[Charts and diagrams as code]
──────────────────────────────

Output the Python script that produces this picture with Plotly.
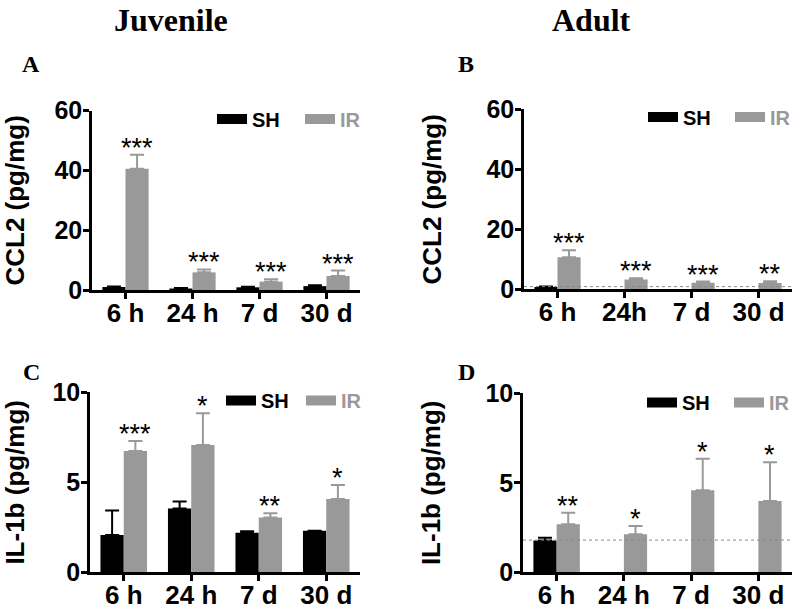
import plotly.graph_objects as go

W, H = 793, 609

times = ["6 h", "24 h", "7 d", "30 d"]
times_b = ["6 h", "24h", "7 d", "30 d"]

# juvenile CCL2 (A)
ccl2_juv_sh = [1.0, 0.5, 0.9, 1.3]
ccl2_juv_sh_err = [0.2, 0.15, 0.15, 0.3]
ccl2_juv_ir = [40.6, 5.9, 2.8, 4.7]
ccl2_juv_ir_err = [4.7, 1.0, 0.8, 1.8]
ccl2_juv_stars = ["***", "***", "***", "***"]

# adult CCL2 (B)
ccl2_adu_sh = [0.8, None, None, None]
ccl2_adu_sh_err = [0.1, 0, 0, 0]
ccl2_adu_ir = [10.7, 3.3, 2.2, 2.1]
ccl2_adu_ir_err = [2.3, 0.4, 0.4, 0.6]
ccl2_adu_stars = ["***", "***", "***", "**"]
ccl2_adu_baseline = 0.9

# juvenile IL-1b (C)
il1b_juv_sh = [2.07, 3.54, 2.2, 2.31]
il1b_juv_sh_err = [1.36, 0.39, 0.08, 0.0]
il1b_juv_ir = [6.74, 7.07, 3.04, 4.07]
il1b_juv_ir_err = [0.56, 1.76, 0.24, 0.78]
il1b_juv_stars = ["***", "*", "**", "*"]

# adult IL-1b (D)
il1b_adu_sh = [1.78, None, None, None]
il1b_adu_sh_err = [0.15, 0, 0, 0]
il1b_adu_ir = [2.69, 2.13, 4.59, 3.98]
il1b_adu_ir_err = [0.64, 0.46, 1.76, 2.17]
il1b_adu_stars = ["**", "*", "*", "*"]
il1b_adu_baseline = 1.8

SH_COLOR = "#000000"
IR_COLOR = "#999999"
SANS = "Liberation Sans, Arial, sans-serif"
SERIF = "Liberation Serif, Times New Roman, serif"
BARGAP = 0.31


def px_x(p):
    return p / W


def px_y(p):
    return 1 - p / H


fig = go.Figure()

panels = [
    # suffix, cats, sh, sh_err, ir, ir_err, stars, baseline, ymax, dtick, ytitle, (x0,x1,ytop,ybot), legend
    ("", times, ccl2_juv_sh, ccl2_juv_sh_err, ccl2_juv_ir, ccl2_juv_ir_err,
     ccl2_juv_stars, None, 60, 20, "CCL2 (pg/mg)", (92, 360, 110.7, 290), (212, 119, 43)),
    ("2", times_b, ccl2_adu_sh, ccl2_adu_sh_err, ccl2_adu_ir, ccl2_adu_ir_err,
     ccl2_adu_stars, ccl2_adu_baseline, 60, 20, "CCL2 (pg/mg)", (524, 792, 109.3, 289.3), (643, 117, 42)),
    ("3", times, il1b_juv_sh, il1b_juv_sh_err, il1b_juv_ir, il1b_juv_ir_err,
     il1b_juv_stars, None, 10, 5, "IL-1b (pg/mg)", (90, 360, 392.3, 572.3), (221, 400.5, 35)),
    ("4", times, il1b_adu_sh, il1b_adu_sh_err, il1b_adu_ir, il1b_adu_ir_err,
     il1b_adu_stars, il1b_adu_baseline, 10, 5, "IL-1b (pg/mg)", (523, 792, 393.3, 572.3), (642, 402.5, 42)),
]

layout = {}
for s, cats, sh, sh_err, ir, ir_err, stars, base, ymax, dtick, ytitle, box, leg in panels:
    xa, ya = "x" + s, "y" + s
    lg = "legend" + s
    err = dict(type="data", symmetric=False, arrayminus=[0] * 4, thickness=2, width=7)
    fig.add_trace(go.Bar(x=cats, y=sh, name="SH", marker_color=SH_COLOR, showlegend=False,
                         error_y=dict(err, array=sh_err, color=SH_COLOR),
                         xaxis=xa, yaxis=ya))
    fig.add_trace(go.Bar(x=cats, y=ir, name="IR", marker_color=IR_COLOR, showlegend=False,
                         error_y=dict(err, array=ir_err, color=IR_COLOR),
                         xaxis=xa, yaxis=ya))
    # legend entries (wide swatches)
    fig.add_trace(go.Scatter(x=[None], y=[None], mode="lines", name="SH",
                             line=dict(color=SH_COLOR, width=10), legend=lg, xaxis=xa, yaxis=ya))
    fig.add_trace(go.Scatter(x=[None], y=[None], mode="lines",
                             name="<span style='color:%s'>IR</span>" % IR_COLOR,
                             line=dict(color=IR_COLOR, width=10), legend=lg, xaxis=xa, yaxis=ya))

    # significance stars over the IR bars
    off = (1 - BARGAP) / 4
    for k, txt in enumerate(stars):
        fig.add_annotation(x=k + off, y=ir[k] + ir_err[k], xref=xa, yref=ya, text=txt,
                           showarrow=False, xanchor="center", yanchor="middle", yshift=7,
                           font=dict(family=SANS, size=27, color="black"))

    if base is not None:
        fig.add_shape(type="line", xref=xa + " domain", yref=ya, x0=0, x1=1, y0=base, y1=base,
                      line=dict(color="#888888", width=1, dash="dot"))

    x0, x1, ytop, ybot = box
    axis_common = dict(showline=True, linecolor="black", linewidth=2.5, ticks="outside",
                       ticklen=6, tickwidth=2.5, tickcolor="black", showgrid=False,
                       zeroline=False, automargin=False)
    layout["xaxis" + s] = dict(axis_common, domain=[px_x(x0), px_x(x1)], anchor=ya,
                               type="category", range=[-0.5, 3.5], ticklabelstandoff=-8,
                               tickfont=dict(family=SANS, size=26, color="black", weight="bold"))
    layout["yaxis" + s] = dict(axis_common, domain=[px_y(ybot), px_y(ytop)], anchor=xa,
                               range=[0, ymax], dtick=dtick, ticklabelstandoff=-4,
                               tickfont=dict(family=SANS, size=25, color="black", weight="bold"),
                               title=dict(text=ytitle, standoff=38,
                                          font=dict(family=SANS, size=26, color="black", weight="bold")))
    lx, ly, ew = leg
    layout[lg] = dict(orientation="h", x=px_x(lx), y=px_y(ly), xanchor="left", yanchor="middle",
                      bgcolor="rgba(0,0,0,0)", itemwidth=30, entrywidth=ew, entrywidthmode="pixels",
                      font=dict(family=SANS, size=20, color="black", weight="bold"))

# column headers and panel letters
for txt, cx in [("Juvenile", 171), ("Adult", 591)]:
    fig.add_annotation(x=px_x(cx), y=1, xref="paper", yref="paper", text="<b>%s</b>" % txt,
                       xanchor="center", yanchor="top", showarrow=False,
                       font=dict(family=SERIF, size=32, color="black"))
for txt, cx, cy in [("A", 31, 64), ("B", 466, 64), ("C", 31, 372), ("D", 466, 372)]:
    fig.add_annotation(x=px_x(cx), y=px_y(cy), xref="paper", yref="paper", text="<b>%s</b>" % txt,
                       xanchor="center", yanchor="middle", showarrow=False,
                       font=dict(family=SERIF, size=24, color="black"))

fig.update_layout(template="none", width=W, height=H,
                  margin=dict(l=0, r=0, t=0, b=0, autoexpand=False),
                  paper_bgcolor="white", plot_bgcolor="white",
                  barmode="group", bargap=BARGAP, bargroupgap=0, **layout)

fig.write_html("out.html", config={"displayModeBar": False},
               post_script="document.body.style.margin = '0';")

──────────────────────────────

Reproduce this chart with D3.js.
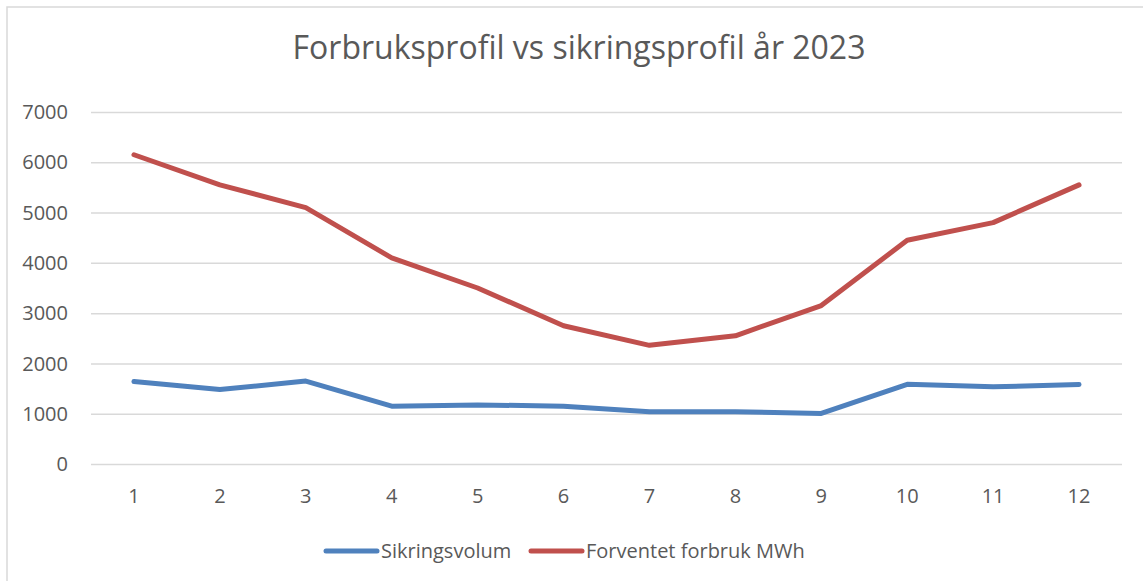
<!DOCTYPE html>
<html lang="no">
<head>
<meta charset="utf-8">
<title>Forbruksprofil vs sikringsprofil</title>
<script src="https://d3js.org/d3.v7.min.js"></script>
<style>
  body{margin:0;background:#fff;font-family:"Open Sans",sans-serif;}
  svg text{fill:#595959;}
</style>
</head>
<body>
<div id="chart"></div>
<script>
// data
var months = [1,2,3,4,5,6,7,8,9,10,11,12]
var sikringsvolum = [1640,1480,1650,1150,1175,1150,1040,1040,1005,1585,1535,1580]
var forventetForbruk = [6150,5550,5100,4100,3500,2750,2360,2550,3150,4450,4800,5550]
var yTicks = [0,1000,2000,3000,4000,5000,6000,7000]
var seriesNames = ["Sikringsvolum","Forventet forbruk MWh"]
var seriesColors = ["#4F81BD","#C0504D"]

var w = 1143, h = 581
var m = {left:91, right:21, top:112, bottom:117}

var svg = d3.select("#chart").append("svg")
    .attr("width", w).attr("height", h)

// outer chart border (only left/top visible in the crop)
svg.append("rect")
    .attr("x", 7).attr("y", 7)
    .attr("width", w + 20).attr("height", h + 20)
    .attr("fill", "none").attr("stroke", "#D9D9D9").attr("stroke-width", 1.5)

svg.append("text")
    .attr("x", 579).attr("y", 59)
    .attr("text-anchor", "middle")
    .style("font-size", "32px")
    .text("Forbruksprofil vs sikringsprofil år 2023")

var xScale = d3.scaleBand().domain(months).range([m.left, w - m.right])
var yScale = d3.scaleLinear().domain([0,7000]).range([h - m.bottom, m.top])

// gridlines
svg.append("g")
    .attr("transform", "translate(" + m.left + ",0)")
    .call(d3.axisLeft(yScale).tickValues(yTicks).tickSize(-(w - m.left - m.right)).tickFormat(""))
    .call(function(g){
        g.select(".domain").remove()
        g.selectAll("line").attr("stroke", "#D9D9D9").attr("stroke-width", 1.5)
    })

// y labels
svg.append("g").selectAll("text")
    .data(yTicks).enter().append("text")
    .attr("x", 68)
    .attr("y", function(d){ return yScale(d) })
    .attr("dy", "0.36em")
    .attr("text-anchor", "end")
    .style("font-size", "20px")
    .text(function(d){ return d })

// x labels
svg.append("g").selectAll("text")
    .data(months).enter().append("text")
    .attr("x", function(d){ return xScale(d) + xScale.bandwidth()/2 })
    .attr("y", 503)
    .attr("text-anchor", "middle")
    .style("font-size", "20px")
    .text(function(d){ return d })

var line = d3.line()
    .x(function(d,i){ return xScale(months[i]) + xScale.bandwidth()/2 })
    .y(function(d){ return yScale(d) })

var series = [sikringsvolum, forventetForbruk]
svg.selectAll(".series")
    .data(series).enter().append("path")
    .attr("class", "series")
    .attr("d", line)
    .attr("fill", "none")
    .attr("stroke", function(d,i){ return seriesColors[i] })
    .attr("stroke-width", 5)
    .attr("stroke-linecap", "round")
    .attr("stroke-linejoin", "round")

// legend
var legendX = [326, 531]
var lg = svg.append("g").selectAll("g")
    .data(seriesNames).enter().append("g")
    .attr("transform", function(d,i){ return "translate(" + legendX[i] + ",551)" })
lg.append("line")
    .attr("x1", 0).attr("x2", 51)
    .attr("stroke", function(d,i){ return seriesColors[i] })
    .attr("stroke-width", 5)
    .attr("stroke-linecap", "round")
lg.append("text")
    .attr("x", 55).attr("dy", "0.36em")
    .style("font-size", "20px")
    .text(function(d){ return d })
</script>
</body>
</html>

──────────────────────────────

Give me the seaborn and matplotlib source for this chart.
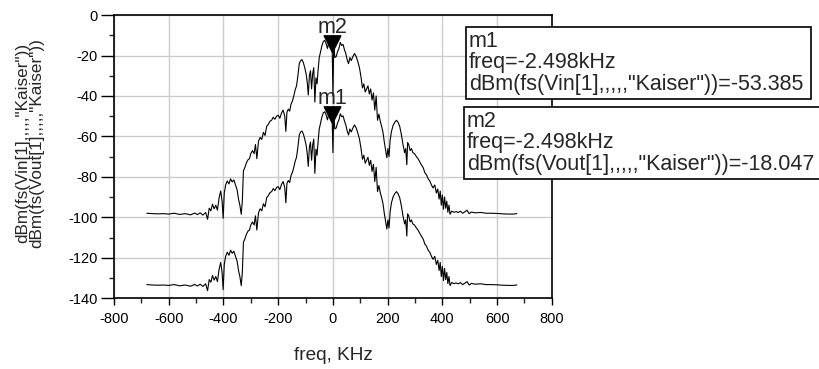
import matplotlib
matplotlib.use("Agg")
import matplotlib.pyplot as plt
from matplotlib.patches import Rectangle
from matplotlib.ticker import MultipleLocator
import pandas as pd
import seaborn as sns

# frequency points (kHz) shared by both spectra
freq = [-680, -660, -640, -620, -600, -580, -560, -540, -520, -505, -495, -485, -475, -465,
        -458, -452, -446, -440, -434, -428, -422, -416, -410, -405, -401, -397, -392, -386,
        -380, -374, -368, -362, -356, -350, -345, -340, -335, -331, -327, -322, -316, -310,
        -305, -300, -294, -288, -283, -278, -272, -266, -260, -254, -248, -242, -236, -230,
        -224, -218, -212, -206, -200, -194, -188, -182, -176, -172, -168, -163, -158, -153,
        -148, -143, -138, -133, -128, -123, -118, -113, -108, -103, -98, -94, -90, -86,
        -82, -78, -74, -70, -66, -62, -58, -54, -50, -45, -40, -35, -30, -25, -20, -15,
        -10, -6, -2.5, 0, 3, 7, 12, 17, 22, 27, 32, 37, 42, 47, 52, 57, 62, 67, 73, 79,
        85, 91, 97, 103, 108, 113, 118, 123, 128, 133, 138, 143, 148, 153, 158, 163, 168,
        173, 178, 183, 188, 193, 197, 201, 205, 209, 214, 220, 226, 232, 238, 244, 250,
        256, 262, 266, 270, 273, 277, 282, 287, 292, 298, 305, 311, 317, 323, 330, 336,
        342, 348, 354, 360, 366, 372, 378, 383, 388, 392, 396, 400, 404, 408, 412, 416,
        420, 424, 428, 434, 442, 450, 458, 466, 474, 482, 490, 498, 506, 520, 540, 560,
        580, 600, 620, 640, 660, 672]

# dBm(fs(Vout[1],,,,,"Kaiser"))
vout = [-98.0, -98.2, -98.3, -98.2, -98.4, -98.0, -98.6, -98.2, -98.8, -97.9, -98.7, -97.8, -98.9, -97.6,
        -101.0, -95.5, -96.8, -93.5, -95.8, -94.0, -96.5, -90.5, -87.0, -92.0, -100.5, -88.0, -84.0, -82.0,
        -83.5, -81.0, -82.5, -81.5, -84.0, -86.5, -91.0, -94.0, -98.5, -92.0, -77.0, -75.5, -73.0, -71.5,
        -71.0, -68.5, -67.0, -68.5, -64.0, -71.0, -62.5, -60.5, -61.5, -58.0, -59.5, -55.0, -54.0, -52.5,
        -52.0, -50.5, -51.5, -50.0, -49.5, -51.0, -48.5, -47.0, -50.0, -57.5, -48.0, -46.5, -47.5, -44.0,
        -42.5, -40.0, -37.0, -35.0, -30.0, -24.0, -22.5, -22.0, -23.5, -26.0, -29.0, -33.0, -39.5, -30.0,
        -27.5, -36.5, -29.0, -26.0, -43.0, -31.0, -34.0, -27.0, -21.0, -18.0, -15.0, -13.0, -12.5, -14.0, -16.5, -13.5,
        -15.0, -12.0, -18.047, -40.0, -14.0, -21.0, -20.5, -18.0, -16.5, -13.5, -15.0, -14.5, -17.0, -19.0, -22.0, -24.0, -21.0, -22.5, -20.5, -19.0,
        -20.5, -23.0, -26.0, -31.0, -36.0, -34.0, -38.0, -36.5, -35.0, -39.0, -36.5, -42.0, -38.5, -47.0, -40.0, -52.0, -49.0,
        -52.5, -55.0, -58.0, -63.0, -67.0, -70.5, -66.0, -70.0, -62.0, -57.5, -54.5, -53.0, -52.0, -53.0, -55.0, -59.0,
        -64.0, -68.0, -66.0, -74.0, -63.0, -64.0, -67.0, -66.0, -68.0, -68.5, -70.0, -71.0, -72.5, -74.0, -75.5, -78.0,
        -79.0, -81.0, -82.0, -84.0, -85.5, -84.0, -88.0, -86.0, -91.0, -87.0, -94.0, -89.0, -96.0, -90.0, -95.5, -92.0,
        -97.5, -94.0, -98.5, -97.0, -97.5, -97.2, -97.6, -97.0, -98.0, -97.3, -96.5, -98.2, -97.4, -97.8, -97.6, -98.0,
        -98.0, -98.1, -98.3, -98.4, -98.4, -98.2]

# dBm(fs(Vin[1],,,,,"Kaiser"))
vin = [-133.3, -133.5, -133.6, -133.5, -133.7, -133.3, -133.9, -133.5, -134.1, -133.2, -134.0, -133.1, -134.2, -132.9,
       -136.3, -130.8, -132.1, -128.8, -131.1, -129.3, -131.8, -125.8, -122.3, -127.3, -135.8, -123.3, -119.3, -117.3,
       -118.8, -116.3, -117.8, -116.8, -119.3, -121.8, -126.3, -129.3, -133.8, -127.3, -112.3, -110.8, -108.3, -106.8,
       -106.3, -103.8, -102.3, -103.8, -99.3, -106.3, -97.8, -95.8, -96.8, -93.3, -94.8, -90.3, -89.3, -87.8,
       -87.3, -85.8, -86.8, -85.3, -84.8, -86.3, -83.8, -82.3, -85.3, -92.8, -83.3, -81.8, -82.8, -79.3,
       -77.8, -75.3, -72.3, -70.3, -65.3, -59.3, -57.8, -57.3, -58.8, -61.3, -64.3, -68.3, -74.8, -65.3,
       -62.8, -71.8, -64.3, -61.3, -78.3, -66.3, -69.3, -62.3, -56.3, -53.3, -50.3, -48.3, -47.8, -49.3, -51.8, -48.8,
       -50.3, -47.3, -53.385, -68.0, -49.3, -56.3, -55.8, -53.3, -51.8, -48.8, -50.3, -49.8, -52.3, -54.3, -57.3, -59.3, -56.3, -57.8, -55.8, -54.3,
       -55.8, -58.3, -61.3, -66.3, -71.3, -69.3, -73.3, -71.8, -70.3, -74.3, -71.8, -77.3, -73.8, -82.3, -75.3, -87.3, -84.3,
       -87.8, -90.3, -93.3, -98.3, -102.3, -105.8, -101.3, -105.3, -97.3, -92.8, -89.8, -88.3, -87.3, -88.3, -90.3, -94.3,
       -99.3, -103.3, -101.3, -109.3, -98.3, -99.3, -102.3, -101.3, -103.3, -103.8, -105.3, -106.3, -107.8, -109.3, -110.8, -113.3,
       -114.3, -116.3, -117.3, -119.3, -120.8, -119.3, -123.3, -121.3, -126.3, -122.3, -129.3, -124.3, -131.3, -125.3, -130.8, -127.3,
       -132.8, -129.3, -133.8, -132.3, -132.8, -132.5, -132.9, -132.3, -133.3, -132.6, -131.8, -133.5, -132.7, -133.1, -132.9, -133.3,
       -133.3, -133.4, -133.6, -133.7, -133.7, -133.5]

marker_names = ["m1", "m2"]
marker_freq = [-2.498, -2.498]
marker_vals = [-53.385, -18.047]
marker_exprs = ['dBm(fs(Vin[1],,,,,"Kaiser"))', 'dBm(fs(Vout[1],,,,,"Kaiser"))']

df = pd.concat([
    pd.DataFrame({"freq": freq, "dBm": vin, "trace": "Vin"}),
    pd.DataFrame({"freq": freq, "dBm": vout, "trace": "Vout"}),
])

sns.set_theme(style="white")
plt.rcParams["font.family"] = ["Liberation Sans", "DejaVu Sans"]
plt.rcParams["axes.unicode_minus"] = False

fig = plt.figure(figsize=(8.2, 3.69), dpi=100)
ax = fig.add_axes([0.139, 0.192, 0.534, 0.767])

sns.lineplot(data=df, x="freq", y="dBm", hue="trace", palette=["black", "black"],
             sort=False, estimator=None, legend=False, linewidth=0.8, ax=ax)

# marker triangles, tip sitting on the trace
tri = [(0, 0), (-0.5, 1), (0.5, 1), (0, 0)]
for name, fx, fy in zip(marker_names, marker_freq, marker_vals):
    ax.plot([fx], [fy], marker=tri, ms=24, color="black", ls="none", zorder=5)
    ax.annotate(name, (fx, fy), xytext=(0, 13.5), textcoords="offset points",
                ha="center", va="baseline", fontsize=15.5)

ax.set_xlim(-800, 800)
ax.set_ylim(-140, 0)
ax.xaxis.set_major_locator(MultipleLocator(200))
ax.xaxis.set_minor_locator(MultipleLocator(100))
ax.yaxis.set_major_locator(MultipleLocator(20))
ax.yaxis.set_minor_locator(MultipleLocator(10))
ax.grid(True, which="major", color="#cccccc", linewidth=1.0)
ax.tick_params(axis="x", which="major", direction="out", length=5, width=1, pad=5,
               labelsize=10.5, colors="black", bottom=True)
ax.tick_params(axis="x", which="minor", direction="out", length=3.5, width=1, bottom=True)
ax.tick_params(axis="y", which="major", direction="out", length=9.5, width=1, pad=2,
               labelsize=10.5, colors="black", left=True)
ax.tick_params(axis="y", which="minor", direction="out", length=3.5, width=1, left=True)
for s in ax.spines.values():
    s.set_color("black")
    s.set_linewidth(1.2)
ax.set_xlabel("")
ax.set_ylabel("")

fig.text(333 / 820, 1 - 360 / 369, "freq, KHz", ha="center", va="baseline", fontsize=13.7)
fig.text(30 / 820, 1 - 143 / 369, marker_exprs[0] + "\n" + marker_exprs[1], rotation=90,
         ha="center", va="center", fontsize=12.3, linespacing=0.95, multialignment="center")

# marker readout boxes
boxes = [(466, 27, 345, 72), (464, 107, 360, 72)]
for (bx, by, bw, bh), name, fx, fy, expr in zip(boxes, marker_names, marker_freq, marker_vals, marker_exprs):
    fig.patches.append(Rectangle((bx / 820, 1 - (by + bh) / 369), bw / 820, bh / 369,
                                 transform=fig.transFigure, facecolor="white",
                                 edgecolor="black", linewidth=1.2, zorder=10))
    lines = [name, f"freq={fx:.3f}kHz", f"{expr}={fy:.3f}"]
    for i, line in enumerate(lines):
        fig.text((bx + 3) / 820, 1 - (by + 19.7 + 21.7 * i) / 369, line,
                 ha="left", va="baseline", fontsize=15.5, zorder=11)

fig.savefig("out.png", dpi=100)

──────────────────────────────

* _WHAT YOU ARE ASKED TO DO_: Looking above, find the stretch of lines that opens with the one holding "Give me the" and closes with the one holding "import seaborn as sns". Copy it exactly, pictures excluded.

* _OUTPUT FOR THIS EXERCISE_:
Give me the seaborn and matplotlib source for this chart.
import matplotlib
matplotlib.use("Agg")
import matplotlib.pyplot as plt
from matplotlib.patches import Rectangle
from matplotlib.ticker import MultipleLocator
import pandas as pd
import seaborn as sns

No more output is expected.